Chris Lydon has taken us big a step forward toward audio blogs with his exceptional piece on Ralph Waldo Emerson. If you can, make time to hear it. Dave Winer, Ben Walker and others at the Berkman Center have been pushing us ahead on audio blogs, and I’m sure they’ll persevere.
I wrote my senior thesis in college on Emerson. I spent lots of happy hours in my college’s rare books library, reading Emerson’s letters to his colleagues, like Thoreau and Bronson Alcott and the local abolitionists. The essential Emerson, to me, is very hard to divine. I couldn’t give you a one-liner on “why Emerson.” I can’t even tell you my favorite essay (“Self-Reliance,” maybe?) But I have a sense that the essential Emerson is something that Chris Lydon, like few others, gets. Maybe, even, the essential Emerson is something that Chris Lydon, like few others, *is*.
Chris Lydon puts himself in the mix. He’s driven, in no small part, by his constant striving for serious public discourse — for what the news media should empower. He does not yield to fashion or passing fancy or conventional wisdom, unless it so happens that this fashion, in his view, is right and good. He is the best of Emersonia: self-reliant, reflective, public-spirited, always on, always provocative.

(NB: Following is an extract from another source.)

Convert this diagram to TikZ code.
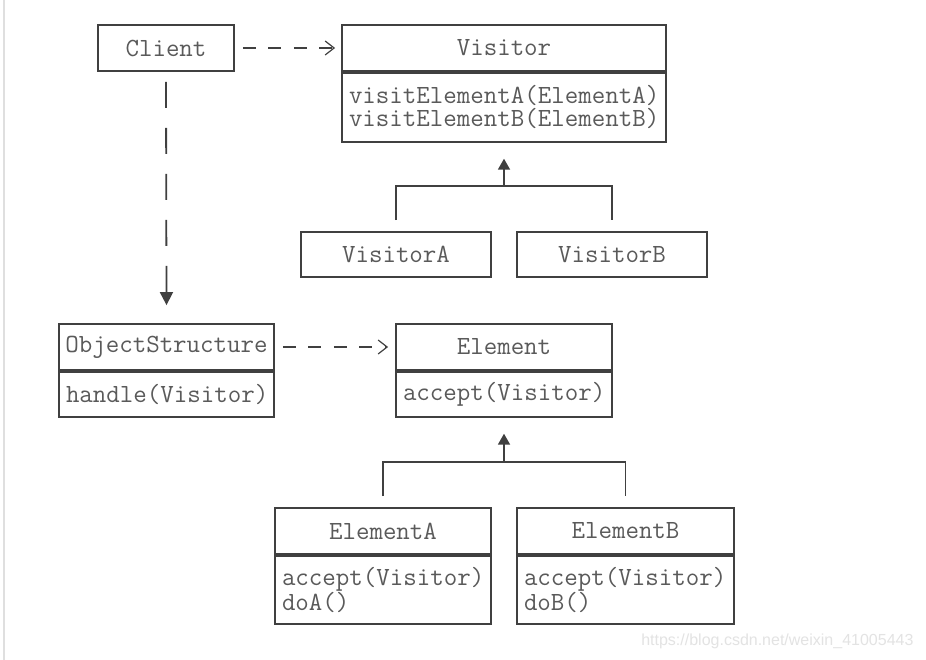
\documentclass[tikz,border=0pt]{standalone}
\usepackage{fontspec}
\usetikzlibrary{arrows.meta,calc}
\definecolor{linec}{HTML}{404040}
\definecolor{textc}{HTML}{5a5a5a}
\tikzset{
  umlbox/.style={draw=linec, line width=1.8pt, rectangle, inner sep=0pt,
    font=\fontsize{26.2}{23}\ttfamily, text=textc},
  umlbody/.style={umlbox, anchor=north, align=left, inner xsep=7pt},
  conn/.style={draw=linec, line width=1.8pt},
  dep/.style={conn, dash pattern=on 13pt off 12.5pt, -{Straight Barb[length=9pt,width=14pt,line width=1.2pt]}},
  longdep/.style={conn, dash pattern=on 26pt off 20pt, -{Triangle[length=13pt,width=13pt]}},
  inherit/.style={conn, -{Triangle[length=11pt,width=12pt]}}
}
\begin{document}
\begin{tikzpicture}[x=1pt,y=-1pt]
\useasboundingbox (0,0) rectangle (926,660);
\fill[white] (0,0) rectangle (926,660);
\draw[gray!25, line width=1.5pt] (4,0) -- (4,660);

% Client
\node[umlbox, minimum width=136pt, minimum height=46pt] (client) at (166,48) {Client};

% Visitor
\node[umlbox, minimum width=324pt, minimum height=46pt] (visitor) at (504,48) {Visitor};
\node[umlbody, minimum width=324pt, minimum height=69pt, text width=310pt] (visitorm) at (visitor.south)
  {visitElementA(ElementA)\\visitElementB(ElementB)};

% VisitorA, VisitorB
\node[umlbox, minimum width=190pt, minimum height=45pt] (visitorA) at (396,254.5) {VisitorA};
\node[umlbox, minimum width=190pt, minimum height=45pt] (visitorB) at (612,254.5) {VisitorB};

% ObjectStructure
\node[umlbox, minimum width=215pt, minimum height=46pt] (os) at (166.5,347) {ObjectStructure};
\node[umlbody, minimum width=215pt, minimum height=45pt, text width=201pt] (osm) at (os.south)
  {handle(Visitor)};

% Element
\node[umlbox, minimum width=216pt, minimum height=46pt] (element) at (504,347) {Element};
\node[umlbody, minimum width=216pt, minimum height=45pt, text width=202pt] (elementm) at (element.south)
  {accept(Visitor)};

% ElementA, ElementB
\node[umlbox, minimum width=216pt, minimum height=46pt] (elA) at (383,531) {ElementA};
\node[umlbody, minimum width=216pt, minimum height=68pt, text width=202pt] (elAm) at (elA.south)
  {accept(Visitor)\\doA()};
\node[umlbox, minimum width=217pt, minimum height=46pt] (elB) at (625.5,531) {ElementB};
\node[umlbody, minimum width=217pt, minimum height=68pt, text width=203pt] (elBm) at (elB.south)
  {accept(Visitor)\\doB()};

% dependencies
\draw[dep] ($(client.east)+(8,0)$) -- ($(visitor.west)+(-6,0)$);
\draw[dep] ($(os.east)+(8,0)$) -- ($(element.west)+(-7,0)$);
\draw[longdep] ($(client.south)+(0,10)$) -- ($(os.north)+(0,-18)$);

% inheritance Visitor
\coordinate (vj) at (504,186);
\draw[conn] ($(visitorA.north)+(0,-11)$) |- (vj) -| ($(visitorB.north)+(0,-11)$);
\draw[inherit] (vj) -- ($(visitorm.south)+(0,16)$);

% inheritance Element
\coordinate (ej) at (504,462);
\draw[conn] ($(elA.north)+(0,-11)$) |- (ej) -| ($(elB.north)+(0,-11)$);
\draw[inherit] (ej) -- ($(elementm.south)+(0,16)$);

% watermark
\node[font=\fontsize{16}{18}\fontspec{Liberation Sans}, text=gray!22, anchor=east] (wm) at (917,641) {https://blog.csdn.net/weixin\_41005443};
\end{tikzpicture}
\end{document}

Chris has embraced weblogs like few others in the past months. Urged by Dave, Jim Moore, Mary McGrath and others who haunt the Berkman Center — and with Emerson his guide — he’s got a powerful sense of why blogs are not just passing fancy. His step forward with today’s audio blog is a small thing, but the sort of small thing from which great ones grow, for where I sit.